Reputation: 99
I'm having issues parsing a Vimeo review page-formatted CSV in Adobe's ExtendScript. The problem is that ExtendScript is based off of ES3 and most solutions don't seem to work as they're based on modern JS.
Also the CSV has a header row, empty row at the end, double quotes for some but not all fields (which I'd like to remove) and potential line breaks and special characters (inc. commas) in the fields. Is there any way to get a 'clean' 2D array out?
I've tried solutions here: Javascript code to parse CSV data And here: How can I parse a CSV string with Javascript, which contains comma in data?
But couldn't get them to work, I assume the issues are related to ExtendScript being old.
CSV File
"Test Video-01.mp4",1,00:00:00,AVT,"test comment 1",--,"Tuesday, July 9, 2019 At 8:49 AM",No
"Test Video-01.mp4",2,00:00:00,AVT,"another at same timecode",--,"Tuesday, July 9, 2019 At 8:50 AM",Yes
,3,00:00:00,--,"another at same timecode","reply here from anon","Tuesday, July 9, 2019 At 8:54 AM",Yes
"Test Video-01.mp4",3,00:00:11,AVT,"really long comment Lorem ipsum dolor sit amet, Purus sit amet volutpat consequat mauris nunc congue nisi. Semper viverra nam libero justo laoreet sit amet cursus. Id interdum velit laoreet id. Bibendum est ultricies integer quis auctor elit sed vulputate. And some special chars to boot: !"#$%&'()*+,-./:;<=>?@[\]^_`{|}~
Eros donec ac odio tempor orci dapibus. Nam libero justo laoreet sit amet. Pellentesque pulvinar pellentesque habitant morbi. Pellentesque eu tincidunt tortor aliquam nulla facilisi cras fermentum.",--,"Tuesday, July 9, 2019 At 8:50 AM",No
"Test Video-01.mp4",4,00:00:19,AVT,"another one different timecode",--,"Tuesday, July 9, 2019 At 8:50 AM",Yes
"Test Video-01.mp4",5,00:00:43,AVT,"comment here tooo",--,"Tuesday, July 9, 2019 At 8:51 AM",No
,6,00:00:43,AVT,"comment here tooo","reply to a comment","Tuesday, July 9, 2019 At 8:51 AM",No
,7,00:00:43,AVT,"comment here tooo","reply again","Tuesday, July 9, 2019 At 8:51 AM",No
,8,00:00:43,"PJ Palomaki","comment here tooo","Different person reply","Tuesday, July 9, 2019 At 8:52 AM",No
,9,00:00:43,--,"comment here tooo","Anon reply reply","Tuesday, July 9, 2019 At 8:53 AM",No
"Test Video-01.mp4",6,00:01:29,--,"Anon comment",--,"Tuesday, July 9, 2019 At 8:53 AM",No
,7,00:01:29,--,"Anon comment","Anon reply","Tuesday, July 9, 2019 At 8:53 AM",No
,,,,,,,
If I parse with split("\n")
, fields with line breaks get split. If I use split(",")

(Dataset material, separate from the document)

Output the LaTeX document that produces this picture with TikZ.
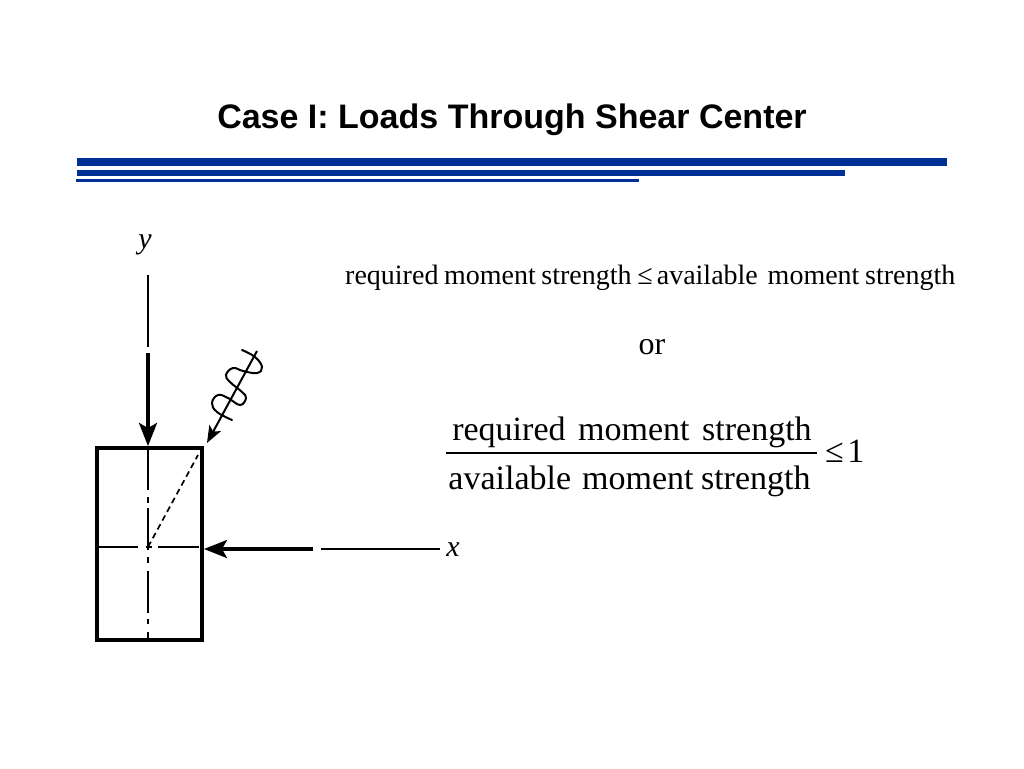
\documentclass[tikz,border=0pt]{standalone}
\usepackage{fontspec}
\setmainfont{Liberation Serif}
\newfontfamily\titlefont{Liberation Sans}
\usetikzlibrary{arrows.meta}
\definecolor{barblue}{RGB}{0,48,150}
\newcommand{\wgap}[1]{\hspace{#1em}}
\tikzset{
	bar/.style={fill=barblue,draw=none},
	heavy/.style={line width=3.4pt},
	light/.style={line width=1.6pt},
	centre/.style={line width=1.7pt},
	loadtip/.style={-{Stealth[length=23pt,width=18pt,inset=5pt]}},
	eqn/.style={inner sep=0pt,anchor=base west,font=\fontsize{28}{28}\selectfont},
	frac/.style={inner sep=0pt,anchor=base,font=\fontsize{34}{34}\selectfont},
	axislabel/.style={inner sep=0pt,anchor=base,font=\fontsize{30}{30}\selectfont\itshape}
}
\begin{document}
\begin{tikzpicture}[x=1pt,y=-1pt,>=stealth]
	\useasboundingbox[fill=white] (0,0) rectangle (1024,768);

	% The title and its bars
	\node[inner sep=0pt,font=\fontsize{34}{34}\selectfont\titlefont\bfseries] (title) at (512,120) {Case I: Loads Through Shear Center};
	\fill[bar] (77,158) rectangle (947,166);
	\fill[bar] (77,170) rectangle (845,176);
	\fill[bar] (76,179) rectangle (639,182);

	% The section
	\draw[line width=3.5pt] (97,448) rectangle (202,640);
	\coordinate (top) at (148,448);
	\coordinate (bottom) at (148,640);
	\coordinate (left) at (97,547);
	\coordinate (right) at (199,547);
	\coordinate (centre) at (148,547);
	\coordinate (corner) at (198,455);
	\draw[centre,dash pattern=on 42pt off 7pt on 6pt off 5pt on 42pt off 7pt on 6pt off 8pt on 42pt off 6pt on 5pt off 8pt on 8pt off 20pt] (top) -- (bottom);
	\draw[centre,dash pattern=on 41pt off 8pt on 6pt off 6pt on 41pt off 20pt] (left) -- (right);
	\draw[centre,dash pattern=on 6pt off 4pt] (centre) -- (corner);

	% The loads
	\coordinate (ytop) at (148,275);
	\coordinate (ybreak) at (148,347);
	\coordinate (ystart) at (148,353);
	\coordinate (ytip) at (148,446);
	\draw[light] (ytop) -- (ybreak);
	\draw[heavy,loadtip] (ystart) -- (ytip);
	\coordinate (xend) at (440,549);
	\coordinate (xbreak) at (321,549);
	\coordinate (xstart) at (313,549);
	\coordinate (xtip) at (204,549);
	\draw[light] (xend) -- (xbreak);
	\draw[heavy,loadtip] (xstart) -- (xtip);
	\coordinate (skewtop) at (257,351);
	\coordinate (skewtip) at (207,443);
	\draw[line width=2pt,-{Stealth[length=17pt,width=13pt,inset=4pt]}] (skewtop) -- (skewtip);
	\draw[line width=2pt,line cap=round] plot[smooth,tension=0.7] coordinates {(242,350) (255,357) (262,367) (257,373) (243,371) (233,368) (226,375) (230,382) (242,392) (246,398) (240,405) (228,398) (218,395) (212,403) (217,412) (232,420)};

	\node[axislabel] (ylabel) at (145,248) {y};
	\node[axislabel] (xlabel) at (453,556) {x};

	% The equations
	\node[eqn] (limit) at (345,284) {required\wgap{.2}moment\wgap{.2}strength\wgap{.2}≤\wgap{.15}available\wgap{.35}moment\wgap{.2}strength};
	\node[frac,font=\fontsize{32}{32}\selectfont] (or) at (652,354) {or};
	\node[frac] (upper) at (632,440) {required\wgap{.37}moment\wgap{.37}strength};
	\node[frac] (lower) at (629.5,489) {available\wgap{.32}moment\wgap{.22}strength};
	\node[frac,anchor=base west] (one) at (825,462) {≤\wgap{.1}1};
	\coordinate (barleft) at (446,453);
	\coordinate (barright) at (817,453);
	\draw[line width=1.3pt] (barleft) -- (barright);
\end{tikzpicture}
\end{document}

any fields with commas get split.
Also, I'd like to include the parsing function in-line (in with the main script, rather than loading an external script) as I'd prefer to use a single file when deploying.
Thanks, PJ
Upvotes: 0
Views: 675
Reputation: 4131
For an Extendscript project, I used the BabyParse library.. I had to edit it a bit to be used in Extendscript. Here is the gist. It will give you a JSON object which you can transform into your 2D-Array.

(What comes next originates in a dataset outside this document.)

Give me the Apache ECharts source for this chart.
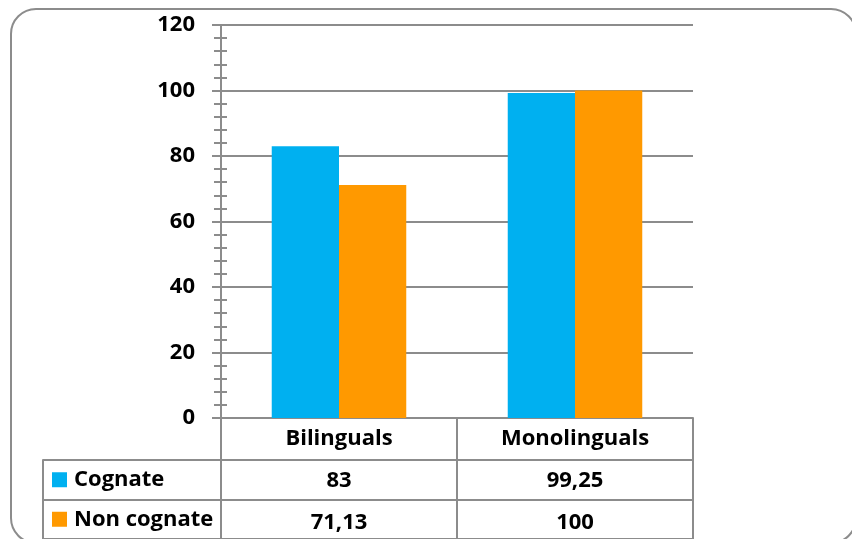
<!DOCTYPE html>
<html>
<head>
<meta charset="utf-8">
<script src="https://cdn.jsdelivr.net/npm/echarts@6/dist/echarts.min.js"></script>
<style>
html,body{margin:0;padding:0;background:#fff;}
#chart{width:852px;height:539px;}
</style>
</head>
<body>
<div id="chart"></div>
<script>
const categories = ['Bilinguals', 'Monolinguals'];
const seriesNames = ['Cognate', 'Non cognate'];
const cognate = [83, 99.25];
const nonCognate = [71.13, 100];
const yTicks = [0, 20, 40, 60, 80, 100, 120];

const colors = ['#00B0F0', '#FF9900'];
const gray = '#8c8c8c';
const font = '"Open Sans", sans-serif';
const fmt = v => String(v).replace('.', ',');

const chart = echarts.init(document.getElementById('chart'), null, {renderer: 'canvas'});

const labelStyle = {fontFamily: font, fontWeight: 'bold', fontSize: 22, color: '#000'};

const option = {
  animation: false,
  backgroundColor: '#fff',
  graphic: [{
    type: 'rect',
    shape: {x: 11, y: 9, width: 845, height: 534, r: 25},
    style: {fill: 'none', stroke: gray, lineWidth: 2},
    z: 100
  }],
  grid: [
    {left: 221, right: 159, top: 25, bottom: 121},
    {left: 43, right: 159, top: 460, bottom: -5}
  ],
  xAxis: [
    {
      type: 'category', gridIndex: 0, data: categories, position: 'bottom',
      axisLine: {show: true, lineStyle: {color: gray, width: 2}},
      axisTick: {show: true, alignWithLabel: false, length: 126, lineStyle: {color: gray, width: 2}},
      axisLabel: Object.assign({margin: 21, verticalAlign: 'middle'}, labelStyle),
      splitLine: {show: false}
    },
    {
      type: 'category', gridIndex: 0, data: cognate.map(fmt), position: 'bottom', offset: 42,
      axisLine: {show: false}, axisTick: {show: false},
      axisLabel: Object.assign({margin: 21, verticalAlign: 'middle'}, labelStyle)
    },
    {
      type: 'category', gridIndex: 0, data: nonCognate.map(fmt), position: 'bottom', offset: 84,
      axisLine: {show: false}, axisTick: {show: false},
      axisLabel: Object.assign({margin: 21, verticalAlign: 'middle'}, labelStyle)
    },
    {
      type: 'value', gridIndex: 1, show: false, min: 0, max: 1
    }
  ],
  yAxis: [
    {
      type: 'value', gridIndex: 0, min: yTicks[0], max: yTicks[yTicks.length - 1], interval: 20,
      axisLine: {show: true, lineStyle: {color: gray, width: 2}},
      axisTick: {show: true, length: 9, lineStyle: {color: gray, width: 2}},
      minorTick: {show: true, splitNumber: 5, length: 7, lineStyle: {color: gray, width: 2}},
      axisLabel: Object.assign({margin: 26}, labelStyle),
      splitLine: {show: true, lineStyle: {color: gray, width: 2}}
    },
    {
      type: 'value', gridIndex: 0, min: yTicks[0], max: yTicks[yTicks.length - 1], interval: 20,
      position: 'left',
      axisLine: {show: false},
      axisTick: {show: true, inside: true, length: 6, lineStyle: {color: gray, width: 2}},
      minorTick: {show: true, splitNumber: 5, length: 6, lineStyle: {color: gray, width: 2}},
      axisLabel: {show: false},
      splitLine: {show: false}
    },
    {
      type: 'category', gridIndex: 1, data: seriesNames, inverse: true,
      axisLine: {show: true, lineStyle: {color: gray, width: 2}},
      axisTick: {show: false},
      splitLine: {show: true, lineStyle: {color: gray, width: 2}},
      axisLabel: {
        inside: true, margin: 9, align: 'left', verticalAlign: 'middle',
        formatter: (v, i) => '{s' + i + '|}{t|' + v + '}',
        rich: {
          s0: {width: 15, height: 15, backgroundColor: colors[0]},
          s1: {width: 15, height: 15, backgroundColor: colors[1]},
          t: Object.assign({padding: [0, 0, 0, 7]}, labelStyle)
        }
      }
    }
  ],
  series: [
    {
      name: seriesNames[0], type: 'bar', xAxisIndex: 0, yAxisIndex: 0, data: cognate,
      itemStyle: {color: colors[0]}, barGap: '0%', barCategoryGap: '43%'
    },
    {
      name: seriesNames[1], type: 'bar', xAxisIndex: 0, yAxisIndex: 0, data: nonCognate,
      itemStyle: {color: colors[1]}, barGap: '0%', barCategoryGap: '43%'
    }
  ]
};
chart.setOption(option);
</script>
</body>
</html>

Also, I'd like to include the parsing function in-line (in with the main script, rather than loading an external script) as I'd prefer to use a single file when deploying.
Use some build tool like gulp for it. Or you can use the Extendscript // @include "path/to/file.jsx"
or #include "path/to/file.jsx"
include syntax.
Then you can combine them using github.com/fabianmoronzirfas/extendscript-bundlr.
(All links are shameless self-promotion ;-))
Upvotes: 1
Reputation: 14537
As far as I can see the problem is this CSV file is not a valid CSV file at all. Specifically the "really long comment..." has line breaks and double quotes inside. They should be escaped somehow first. Right after that parsing becomes a trivial task.
So, the question actually is: what would be the best way to find and handle double quotes and line breaks within such texts to turn them into valid CSV data and then to turn them into 2D arrays?
I'm not sure that the task can be accomplished for any arbitrary texts. It's not unlikely the combination of unwanted double-quotes AND line breaks AND commas inside is an insurmountable obstacle.
Upvotes: 0